In other words, they want what human drivers want: well-marked streets, unobstructed signals and signs, advance warning of road closures and supportive local leadership.
“Basically, the AV developers are telling us, maintain your existing roadways to a high level and we’ll do the rest,” Bamonte said.
He spent two days with an AV developer recently gathering dash camera images of test sites.
“They got to one community, which I won’t name, but they looked at the condition of the roads and the guy switched off the dash cam and said, ‘Nope, not going to work.’ That was because of the poor condition of the roadways,” he said. “So basic maintenance is your competitive advantage in attracting these automated vehicles.”
Estimates are that perhaps 20 percent of the new cars sold in the United States by 2025 will be electric, 60 percent by 2035 and 90 percent by 2045. But the increase could come quicker than that and – of great interest to lawmakers and others – electric cars pay no gasoline tax.
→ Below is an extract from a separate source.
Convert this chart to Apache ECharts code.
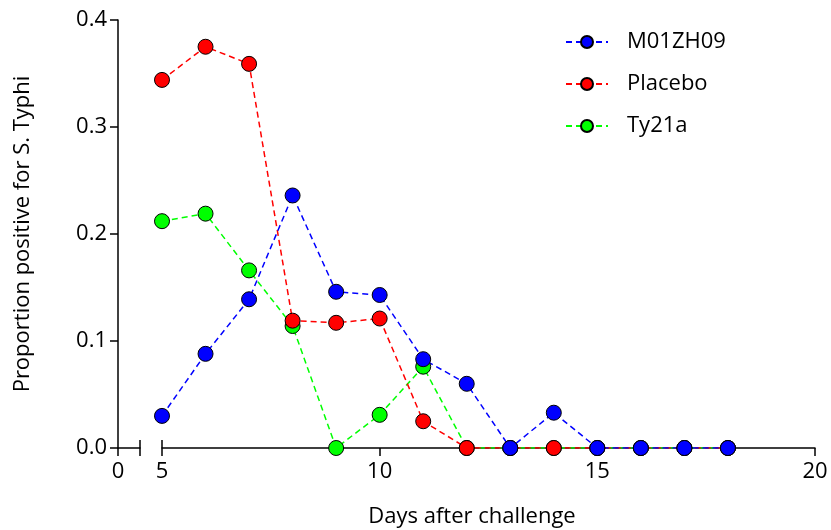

“So our source of funding for things like road maintenance could well be drying up. That’s a long-term challenge we got to deal with,” Bamonte said.
Another challenge, but a real opportunity, are dockless rental bikes. That’s a problem facing Dallas right now, where riders leave rented bicycles in random locations, often blocking sidewalks and trails, rather than docked in bike racks.
“This is a new form of mobility, it’s app-based, it gives citizens the potential of cheap transportation to get to work, to get to jobs, to recreation,” he said.
“The AV developer community is looking to see how we as a region react to this new form of mobility,” Bamonte said. “Are we going to figure out the right balance between regulation and permissiveness? Are we going to show civic leadership?”
A community that can figure out how to cope with the dockless bike issue will be very attractive to AV developers.
“So as dockless bikes come to your community, think of it as a dry run for automated vehicles and show the civic leadership, find the right balance between law enforcement and permissiveness in order to show that this region can embrace and adopt new forms of mobility,” Bamonte said.